What would you do if there was a slightly aggressive child at your daycare? A boy with the tendency to push or hit if words did not have the desired effect?
What if you witnessed that child pushing YOUR child? What would you do then?
Worse yet, what if YOUR child was the aggressive one?
I ask because MY child, the boy, has aggressive tendencies. I assure you, we are present for both our children; we try and model good behaviour, we talk about (show and explain) gentle hands, feelings and emotions. We've tried empathetic parenting and time outs. We try and ensure that our boys get one on one time with each of us and we work to encourage and acknowledge good behaviour. We've been to the behavioural paediatrician and we've followed their advice, which included enrolling the boy in a very structured daycare.

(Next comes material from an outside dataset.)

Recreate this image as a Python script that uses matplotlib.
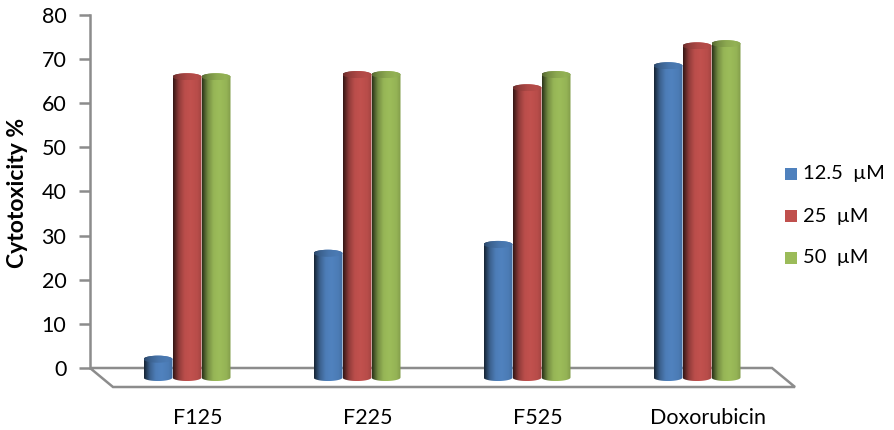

Slowly but surely, we are seeing improvements; the boy now tells people when he doesn't like their behaviour or asks for a turn with a toy, but he doesn't seem to have the patience to wait and his words often turn to aggressive behaviours within seconds. All that being said, the boy is a very sweet and lovable little man who uses his manners and gives out hugs and love on a regular basis, particularly in one on one situations.
I know that this week two daycare parents have expressed concerns to the site director about my boy and I honestly don't know if there have been others in the past. I understand their concern for their child's safety and wellbeing and in no way begrudge those parents for expressing those feelings.
I just want them to know that we have those feelings too. That we empathize with their concerns because we worry about the effect the boy's behaviour will have on the baby's development.
I want those parents to know that we are acutely aware of the boy's behavioural issues and that we work every day to try and find a way to help him work through his issues. That we want him to have the skills to go through life without aggression and just like every other parent out there we are doing the very best that we possibly can in a challenging situation.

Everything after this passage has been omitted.